June 30, 1908
At around 7:17 a.m. local time, Tungus natives and Russian settlers in the hills northwest of Lake Baikal observed a column of bluish light, nearly as bright as the Sun, moving across the sky. About 10 minutes later, there was a flash and a sound similar to artillery fire. Eyewitnesses closer to the explosion reported the sound source moving east to north. The sounds were accompanied by a shock wave that knocked people off their feet and broke windows hundreds of miles away. The majority of eyewitnesses reported only the sounds and the tremors, and not the sighting of the explosion. Eyewitness accounts differ as to the sequence of events and their overall duration.
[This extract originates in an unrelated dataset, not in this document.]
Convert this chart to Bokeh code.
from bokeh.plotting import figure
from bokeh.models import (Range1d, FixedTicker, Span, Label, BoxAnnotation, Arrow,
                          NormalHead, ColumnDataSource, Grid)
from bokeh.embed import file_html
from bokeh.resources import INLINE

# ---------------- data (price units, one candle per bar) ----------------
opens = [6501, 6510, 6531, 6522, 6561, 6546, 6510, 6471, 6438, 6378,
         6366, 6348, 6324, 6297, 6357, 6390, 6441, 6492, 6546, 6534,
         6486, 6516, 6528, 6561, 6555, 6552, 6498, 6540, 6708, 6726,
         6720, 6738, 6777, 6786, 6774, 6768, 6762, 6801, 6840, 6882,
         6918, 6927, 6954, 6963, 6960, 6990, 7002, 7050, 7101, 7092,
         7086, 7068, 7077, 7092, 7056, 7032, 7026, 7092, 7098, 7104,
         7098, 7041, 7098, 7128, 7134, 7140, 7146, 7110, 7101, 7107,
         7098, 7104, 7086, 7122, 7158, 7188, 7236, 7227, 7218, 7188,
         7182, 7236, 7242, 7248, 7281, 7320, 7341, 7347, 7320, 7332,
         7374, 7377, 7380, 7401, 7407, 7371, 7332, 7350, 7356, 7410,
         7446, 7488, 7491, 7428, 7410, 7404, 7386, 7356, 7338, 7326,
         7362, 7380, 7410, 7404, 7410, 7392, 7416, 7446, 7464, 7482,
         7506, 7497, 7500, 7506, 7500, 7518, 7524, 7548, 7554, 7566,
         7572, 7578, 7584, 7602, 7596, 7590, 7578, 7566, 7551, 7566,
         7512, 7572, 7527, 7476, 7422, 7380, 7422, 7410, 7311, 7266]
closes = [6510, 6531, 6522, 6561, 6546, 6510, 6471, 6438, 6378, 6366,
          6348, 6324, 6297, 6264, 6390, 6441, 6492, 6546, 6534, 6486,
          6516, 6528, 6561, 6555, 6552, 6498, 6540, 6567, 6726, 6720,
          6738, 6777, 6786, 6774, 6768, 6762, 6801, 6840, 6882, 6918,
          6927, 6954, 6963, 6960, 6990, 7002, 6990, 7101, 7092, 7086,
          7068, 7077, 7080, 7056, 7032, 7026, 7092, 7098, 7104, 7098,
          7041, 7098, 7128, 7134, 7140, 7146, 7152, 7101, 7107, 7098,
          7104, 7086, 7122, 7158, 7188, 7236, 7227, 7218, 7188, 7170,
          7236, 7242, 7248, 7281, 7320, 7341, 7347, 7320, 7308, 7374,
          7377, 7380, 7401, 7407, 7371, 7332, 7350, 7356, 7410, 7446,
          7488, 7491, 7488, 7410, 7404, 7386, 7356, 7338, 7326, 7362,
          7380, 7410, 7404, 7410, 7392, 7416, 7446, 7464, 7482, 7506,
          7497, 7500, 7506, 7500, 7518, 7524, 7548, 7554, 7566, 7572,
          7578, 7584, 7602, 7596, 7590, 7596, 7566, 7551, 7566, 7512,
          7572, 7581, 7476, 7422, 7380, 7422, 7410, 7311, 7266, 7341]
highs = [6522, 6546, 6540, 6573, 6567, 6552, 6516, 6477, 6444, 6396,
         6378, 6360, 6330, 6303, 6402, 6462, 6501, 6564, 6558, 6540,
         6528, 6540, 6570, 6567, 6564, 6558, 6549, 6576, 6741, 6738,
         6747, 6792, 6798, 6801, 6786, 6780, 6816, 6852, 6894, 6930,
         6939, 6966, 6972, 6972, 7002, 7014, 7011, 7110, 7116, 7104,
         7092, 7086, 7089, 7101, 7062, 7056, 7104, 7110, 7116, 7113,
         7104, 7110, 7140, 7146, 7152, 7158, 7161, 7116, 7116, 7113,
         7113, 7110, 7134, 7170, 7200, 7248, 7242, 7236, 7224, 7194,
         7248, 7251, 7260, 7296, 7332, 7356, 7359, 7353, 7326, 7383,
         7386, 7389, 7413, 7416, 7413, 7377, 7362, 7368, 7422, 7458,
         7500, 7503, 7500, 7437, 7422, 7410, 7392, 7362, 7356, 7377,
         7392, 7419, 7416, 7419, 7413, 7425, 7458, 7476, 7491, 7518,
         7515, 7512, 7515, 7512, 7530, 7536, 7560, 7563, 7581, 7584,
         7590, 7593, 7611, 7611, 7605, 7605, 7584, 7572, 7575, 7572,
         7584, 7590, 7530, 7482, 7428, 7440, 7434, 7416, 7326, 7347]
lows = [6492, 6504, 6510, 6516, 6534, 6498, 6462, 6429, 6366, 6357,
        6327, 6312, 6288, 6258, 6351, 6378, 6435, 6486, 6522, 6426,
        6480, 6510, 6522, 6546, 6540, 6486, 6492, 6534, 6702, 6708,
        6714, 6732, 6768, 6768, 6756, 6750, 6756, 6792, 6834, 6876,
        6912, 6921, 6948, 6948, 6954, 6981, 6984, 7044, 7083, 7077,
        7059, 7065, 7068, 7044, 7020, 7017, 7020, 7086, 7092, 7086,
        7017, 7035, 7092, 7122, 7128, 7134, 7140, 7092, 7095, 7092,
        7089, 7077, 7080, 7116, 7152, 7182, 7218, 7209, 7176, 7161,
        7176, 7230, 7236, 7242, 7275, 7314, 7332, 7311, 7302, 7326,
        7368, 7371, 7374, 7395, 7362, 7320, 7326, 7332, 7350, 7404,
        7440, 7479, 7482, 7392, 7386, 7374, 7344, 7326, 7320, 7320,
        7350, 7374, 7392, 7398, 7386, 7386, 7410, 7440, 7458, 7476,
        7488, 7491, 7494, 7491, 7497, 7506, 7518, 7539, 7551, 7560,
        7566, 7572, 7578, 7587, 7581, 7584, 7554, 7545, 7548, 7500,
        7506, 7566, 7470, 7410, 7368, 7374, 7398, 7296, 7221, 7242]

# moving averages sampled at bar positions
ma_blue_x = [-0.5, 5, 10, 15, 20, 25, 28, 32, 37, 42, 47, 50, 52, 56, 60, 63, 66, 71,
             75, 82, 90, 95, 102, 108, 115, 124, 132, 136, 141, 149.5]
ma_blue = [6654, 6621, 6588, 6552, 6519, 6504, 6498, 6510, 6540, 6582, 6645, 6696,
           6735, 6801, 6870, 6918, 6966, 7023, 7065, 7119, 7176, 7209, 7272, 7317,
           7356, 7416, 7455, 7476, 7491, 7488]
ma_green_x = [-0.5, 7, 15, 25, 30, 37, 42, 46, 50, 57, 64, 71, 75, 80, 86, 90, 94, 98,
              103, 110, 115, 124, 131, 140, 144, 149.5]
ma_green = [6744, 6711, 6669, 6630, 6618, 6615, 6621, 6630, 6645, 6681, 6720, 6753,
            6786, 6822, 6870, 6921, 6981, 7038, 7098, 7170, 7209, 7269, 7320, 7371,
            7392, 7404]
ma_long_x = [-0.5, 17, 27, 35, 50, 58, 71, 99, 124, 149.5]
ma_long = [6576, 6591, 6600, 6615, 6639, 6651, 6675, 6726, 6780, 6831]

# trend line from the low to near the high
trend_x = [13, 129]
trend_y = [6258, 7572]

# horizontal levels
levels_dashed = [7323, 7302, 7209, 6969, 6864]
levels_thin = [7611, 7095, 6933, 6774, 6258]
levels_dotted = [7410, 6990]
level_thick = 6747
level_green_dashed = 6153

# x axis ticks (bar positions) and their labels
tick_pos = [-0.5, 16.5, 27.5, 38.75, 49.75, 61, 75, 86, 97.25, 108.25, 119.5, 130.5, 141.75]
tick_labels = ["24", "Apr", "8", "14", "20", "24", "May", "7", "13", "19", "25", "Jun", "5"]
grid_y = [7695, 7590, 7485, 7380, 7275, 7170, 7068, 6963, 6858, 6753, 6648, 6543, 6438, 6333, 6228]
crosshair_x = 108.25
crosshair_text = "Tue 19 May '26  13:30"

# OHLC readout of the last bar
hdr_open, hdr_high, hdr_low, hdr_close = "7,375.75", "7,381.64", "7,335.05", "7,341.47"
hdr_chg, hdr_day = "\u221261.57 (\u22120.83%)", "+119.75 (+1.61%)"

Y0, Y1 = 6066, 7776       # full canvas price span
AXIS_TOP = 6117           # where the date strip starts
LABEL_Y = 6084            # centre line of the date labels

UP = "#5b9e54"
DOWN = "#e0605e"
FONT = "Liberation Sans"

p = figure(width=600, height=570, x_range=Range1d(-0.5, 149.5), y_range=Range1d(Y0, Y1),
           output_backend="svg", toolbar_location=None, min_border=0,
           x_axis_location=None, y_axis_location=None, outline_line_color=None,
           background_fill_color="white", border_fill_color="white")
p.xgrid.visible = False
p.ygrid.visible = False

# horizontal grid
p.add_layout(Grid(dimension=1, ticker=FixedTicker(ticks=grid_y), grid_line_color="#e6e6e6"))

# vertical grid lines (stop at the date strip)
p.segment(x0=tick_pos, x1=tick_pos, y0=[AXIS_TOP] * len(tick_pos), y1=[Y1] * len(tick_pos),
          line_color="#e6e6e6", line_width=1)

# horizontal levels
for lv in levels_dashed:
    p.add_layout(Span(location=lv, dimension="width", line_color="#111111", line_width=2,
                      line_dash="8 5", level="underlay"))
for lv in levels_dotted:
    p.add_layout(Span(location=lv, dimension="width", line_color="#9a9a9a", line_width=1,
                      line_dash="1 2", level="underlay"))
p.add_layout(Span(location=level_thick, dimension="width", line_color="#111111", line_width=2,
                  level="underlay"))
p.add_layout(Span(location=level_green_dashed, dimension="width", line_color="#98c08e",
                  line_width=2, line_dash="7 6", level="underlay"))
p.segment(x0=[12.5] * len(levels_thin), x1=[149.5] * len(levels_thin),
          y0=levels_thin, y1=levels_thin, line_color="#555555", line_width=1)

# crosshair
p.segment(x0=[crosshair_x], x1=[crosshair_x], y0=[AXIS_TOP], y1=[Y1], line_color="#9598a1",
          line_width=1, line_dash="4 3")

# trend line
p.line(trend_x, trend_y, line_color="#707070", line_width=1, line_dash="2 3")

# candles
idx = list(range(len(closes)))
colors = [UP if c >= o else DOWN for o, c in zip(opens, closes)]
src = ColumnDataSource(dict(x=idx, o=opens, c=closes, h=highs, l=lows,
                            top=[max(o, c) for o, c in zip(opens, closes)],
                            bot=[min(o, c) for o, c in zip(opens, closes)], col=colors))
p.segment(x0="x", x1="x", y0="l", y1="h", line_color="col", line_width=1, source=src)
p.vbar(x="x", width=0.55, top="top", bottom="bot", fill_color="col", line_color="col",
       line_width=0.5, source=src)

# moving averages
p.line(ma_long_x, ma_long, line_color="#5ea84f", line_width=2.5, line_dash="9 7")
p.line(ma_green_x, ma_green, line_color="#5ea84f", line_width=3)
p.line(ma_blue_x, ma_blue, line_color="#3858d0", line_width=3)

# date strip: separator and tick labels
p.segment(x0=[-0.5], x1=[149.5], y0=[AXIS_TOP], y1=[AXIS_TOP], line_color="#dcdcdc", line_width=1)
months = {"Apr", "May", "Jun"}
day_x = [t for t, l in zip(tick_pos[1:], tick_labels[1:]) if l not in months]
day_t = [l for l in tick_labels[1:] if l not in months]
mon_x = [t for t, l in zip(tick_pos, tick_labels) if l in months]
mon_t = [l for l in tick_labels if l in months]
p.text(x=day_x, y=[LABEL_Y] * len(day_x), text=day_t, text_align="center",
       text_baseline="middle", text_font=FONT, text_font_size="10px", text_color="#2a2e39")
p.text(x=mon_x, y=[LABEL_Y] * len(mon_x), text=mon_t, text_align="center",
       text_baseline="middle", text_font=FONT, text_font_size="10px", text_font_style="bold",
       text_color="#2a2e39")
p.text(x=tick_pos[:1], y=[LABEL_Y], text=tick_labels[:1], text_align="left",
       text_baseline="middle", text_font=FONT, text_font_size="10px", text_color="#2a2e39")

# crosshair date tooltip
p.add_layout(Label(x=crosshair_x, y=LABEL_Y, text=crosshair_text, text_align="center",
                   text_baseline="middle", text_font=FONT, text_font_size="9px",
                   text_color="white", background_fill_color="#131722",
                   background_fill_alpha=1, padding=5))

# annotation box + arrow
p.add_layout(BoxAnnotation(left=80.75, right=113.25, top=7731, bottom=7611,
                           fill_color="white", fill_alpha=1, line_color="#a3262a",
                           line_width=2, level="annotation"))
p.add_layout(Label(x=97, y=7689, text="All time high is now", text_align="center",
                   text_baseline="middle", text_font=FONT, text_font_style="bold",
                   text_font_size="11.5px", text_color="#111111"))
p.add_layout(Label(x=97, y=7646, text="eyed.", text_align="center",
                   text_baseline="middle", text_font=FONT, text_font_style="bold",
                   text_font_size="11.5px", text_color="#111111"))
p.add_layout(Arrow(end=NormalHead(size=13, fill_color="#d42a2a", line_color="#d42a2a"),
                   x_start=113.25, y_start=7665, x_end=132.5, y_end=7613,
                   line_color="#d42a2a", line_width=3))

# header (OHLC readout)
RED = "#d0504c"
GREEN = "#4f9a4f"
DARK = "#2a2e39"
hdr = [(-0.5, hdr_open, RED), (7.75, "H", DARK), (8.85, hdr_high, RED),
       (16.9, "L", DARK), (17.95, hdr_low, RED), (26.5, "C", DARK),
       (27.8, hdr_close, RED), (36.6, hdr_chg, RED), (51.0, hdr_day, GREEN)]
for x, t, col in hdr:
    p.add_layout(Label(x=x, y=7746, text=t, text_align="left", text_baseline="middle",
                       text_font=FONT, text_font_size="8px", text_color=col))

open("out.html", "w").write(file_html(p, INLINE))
Over the next few weeks, night skies were aglow such that one could read in their light, from dust suspended in the stratosphere by the explosion. In the United States, the Smithsonian Astrophysical Observatory and the Mount Wilson Observatory observed a decrease in atmospheric transparency that lasted for several months, also from the suspended dust.
The Tunguska Event, sometimes called the Tunguska explosion, was a massive explosion that occurred near the Podkamennaya (Lower Stony) Tunguska River in what is now Krasnoyarsk Krai of Russia, at around 7:14 a.m. [1] (0:14 UT, 7:02 a.m. local solar time [2] ) on June 30, 1908 (June 17 in the Julian calendar, in use locally at the time). [2]
The explosion was most likely caused by the air burst of a large meteoroid or comet fragment at an altitude of 5–10 kilometres (3–6 miles) above Earth's surface. Different studies have yielded varying estimates for the object's size, with general agreement that it was a few tens of metres across. [3]
Although the meteor or comet burst in the air rather than directly hitting the surface, this event is still referred to as an impact. Estimates of the energy of the blast range from 5 megatons [4] to as high as 30 megatons [5] of TNT, with 10–15 megatons the most likely [5] - about 1000 times as powerful as the bomb dropped on Hiroshima, Japan and about one third the power of Tsar Bomba. [6] The explosion knocked over an estimated 80 million trees over 2,150 square kilometres (830 square miles). It is estimated that the earthquake from the blast would have measured 5.0 on the Richter scale, which was not yet developed at the time. An explosion of this magnitude is capable of destroying a large metropolitan area. [7] This possibility has helped to spark discussion of asteroid deflection strategies.
The Tunguska event is believed to be the largest impact event on land in Earth's recent history; [8] impacts of similar size in remote ocean areas would have gone unnoticed before the advent of global satellite monitoring in the 1960s and 1970s.
This makes me think of this scripture:
Revelation 8:11
"And the third angel sounded, and there fell a great star from heaven, burning as it were a lamp, and it fell upon the third part of the rivers, and upon the fountains of waters; And the name of the star is called Wormwood: and the third part of the waters became wormwood; and many men died of the waters, because they were made bitter." (Revelation 8:10, 11 - KJV)
Do you feel this will be a large meteor fated to strike the earth and cause environmental calamities like what happened in Tunguska?